### The request
From the first line of the listing below, retype each line up to and including the one with "125570, 126926, 127768]"; pictures stay out.

### Data shown
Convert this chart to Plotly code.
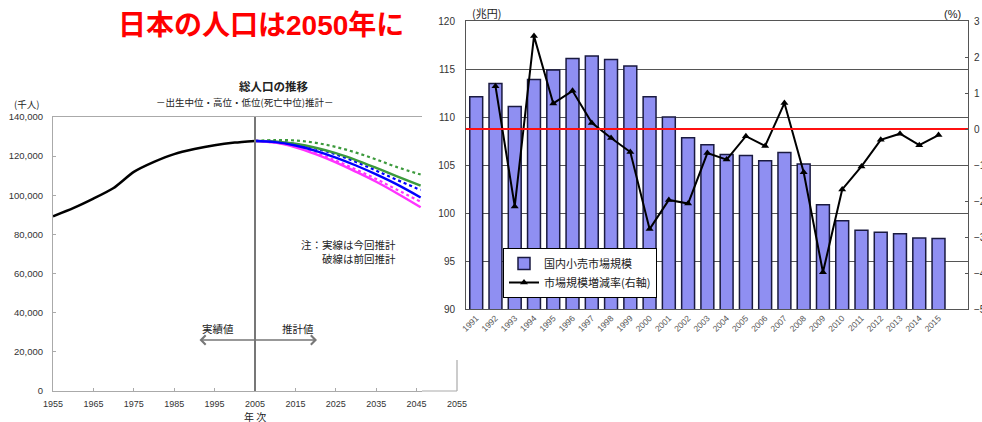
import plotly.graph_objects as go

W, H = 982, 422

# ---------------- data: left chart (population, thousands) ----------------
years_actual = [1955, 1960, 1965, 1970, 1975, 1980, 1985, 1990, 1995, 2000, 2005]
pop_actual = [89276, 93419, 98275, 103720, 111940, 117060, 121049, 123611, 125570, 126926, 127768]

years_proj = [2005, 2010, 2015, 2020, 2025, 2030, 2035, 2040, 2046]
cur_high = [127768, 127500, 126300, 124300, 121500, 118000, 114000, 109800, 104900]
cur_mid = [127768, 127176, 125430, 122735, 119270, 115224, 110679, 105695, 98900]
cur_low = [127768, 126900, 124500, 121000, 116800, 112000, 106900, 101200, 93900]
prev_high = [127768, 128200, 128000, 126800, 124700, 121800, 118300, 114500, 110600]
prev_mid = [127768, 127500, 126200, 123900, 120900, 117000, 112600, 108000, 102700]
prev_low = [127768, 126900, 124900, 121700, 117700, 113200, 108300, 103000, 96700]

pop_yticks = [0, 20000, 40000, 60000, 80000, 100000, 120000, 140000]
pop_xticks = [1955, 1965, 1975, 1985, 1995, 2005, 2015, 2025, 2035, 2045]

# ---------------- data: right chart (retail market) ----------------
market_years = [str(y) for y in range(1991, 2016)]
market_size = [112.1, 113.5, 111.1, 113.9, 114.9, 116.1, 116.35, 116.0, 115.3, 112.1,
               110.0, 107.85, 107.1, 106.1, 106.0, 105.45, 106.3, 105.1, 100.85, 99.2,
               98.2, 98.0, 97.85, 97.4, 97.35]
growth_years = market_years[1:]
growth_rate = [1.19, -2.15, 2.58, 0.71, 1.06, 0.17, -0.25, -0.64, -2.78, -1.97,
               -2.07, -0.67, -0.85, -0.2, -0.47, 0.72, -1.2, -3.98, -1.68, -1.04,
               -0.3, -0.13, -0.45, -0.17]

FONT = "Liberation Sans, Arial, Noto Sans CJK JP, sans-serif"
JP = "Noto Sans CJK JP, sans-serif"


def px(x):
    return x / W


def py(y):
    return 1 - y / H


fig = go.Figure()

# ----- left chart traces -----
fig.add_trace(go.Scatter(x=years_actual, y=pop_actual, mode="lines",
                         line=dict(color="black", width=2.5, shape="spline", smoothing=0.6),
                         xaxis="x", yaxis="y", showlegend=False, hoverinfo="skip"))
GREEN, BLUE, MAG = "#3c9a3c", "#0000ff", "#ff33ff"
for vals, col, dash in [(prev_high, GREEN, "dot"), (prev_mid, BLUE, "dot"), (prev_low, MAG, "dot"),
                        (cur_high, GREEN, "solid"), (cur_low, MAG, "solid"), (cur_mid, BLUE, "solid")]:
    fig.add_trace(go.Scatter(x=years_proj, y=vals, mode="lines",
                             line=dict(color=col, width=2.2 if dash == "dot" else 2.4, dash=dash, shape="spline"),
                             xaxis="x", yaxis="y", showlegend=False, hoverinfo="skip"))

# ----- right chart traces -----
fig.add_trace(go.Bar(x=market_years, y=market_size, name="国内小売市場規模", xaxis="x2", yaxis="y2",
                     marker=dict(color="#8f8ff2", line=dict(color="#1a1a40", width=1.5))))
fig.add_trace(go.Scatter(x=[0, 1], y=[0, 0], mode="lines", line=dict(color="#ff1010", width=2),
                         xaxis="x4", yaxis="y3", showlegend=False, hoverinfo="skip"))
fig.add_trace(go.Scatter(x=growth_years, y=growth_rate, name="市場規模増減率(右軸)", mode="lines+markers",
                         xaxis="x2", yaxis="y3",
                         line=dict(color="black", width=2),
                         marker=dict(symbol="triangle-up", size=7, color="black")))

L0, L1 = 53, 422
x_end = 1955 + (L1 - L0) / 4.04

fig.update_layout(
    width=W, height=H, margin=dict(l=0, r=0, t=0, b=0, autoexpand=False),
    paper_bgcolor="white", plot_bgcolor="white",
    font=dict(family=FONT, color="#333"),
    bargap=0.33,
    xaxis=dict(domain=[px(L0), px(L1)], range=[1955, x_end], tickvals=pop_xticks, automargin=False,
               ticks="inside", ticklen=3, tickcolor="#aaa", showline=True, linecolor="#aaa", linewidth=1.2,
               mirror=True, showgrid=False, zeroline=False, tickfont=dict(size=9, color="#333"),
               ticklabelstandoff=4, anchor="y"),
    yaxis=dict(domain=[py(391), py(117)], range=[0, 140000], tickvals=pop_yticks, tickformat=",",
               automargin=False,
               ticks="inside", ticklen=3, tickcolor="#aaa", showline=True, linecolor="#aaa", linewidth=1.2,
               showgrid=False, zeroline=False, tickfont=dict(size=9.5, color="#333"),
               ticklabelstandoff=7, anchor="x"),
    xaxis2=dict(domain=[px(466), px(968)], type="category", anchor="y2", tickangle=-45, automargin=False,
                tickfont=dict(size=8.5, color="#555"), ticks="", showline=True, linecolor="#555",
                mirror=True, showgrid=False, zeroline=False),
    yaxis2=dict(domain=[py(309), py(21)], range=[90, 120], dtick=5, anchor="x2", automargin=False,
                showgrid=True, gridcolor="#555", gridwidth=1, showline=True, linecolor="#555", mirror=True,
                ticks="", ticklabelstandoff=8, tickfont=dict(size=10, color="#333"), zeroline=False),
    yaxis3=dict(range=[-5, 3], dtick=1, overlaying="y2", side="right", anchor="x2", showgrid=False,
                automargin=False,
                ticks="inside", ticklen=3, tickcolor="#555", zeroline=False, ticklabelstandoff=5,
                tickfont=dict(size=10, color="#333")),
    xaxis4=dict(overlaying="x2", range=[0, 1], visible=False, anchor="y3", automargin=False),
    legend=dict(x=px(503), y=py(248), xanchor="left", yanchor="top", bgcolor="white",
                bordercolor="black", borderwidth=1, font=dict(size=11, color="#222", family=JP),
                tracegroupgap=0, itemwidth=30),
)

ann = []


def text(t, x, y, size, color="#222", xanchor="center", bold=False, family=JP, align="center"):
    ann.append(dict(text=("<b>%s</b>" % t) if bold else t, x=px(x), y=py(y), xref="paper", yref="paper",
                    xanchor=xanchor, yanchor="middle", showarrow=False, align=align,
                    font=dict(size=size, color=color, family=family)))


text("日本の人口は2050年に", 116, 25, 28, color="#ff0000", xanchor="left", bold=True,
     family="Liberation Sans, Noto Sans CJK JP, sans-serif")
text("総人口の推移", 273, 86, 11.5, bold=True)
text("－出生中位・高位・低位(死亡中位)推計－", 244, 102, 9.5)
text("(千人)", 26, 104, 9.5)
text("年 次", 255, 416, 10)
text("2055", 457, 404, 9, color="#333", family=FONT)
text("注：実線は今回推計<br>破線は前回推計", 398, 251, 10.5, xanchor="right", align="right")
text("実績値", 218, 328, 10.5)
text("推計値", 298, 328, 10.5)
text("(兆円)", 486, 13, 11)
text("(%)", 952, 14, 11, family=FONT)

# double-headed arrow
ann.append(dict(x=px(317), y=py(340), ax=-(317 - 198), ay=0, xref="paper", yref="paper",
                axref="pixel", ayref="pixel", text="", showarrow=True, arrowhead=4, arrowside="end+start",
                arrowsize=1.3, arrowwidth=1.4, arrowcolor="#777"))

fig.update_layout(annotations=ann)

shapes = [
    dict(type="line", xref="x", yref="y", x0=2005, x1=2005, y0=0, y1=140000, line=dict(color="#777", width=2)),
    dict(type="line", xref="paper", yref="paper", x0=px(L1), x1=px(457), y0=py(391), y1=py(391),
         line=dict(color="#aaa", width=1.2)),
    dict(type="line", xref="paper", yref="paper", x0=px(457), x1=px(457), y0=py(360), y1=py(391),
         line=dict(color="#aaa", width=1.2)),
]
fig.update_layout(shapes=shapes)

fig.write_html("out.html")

### Written solution
Convert this chart to Plotly code.
import plotly.graph_objects as go

W, H = 982, 422

# ---------------- data: left chart (population, thousands) ----------------
years_actual = [1955, 1960, 1965, 1970, 1975, 1980, 1985, 1990, 1995, 2000, 2005]
pop_actual = [89276, 93419, 98275, 103720, 111940, 117060, 121049, 123611, 125570, 126926, 127768]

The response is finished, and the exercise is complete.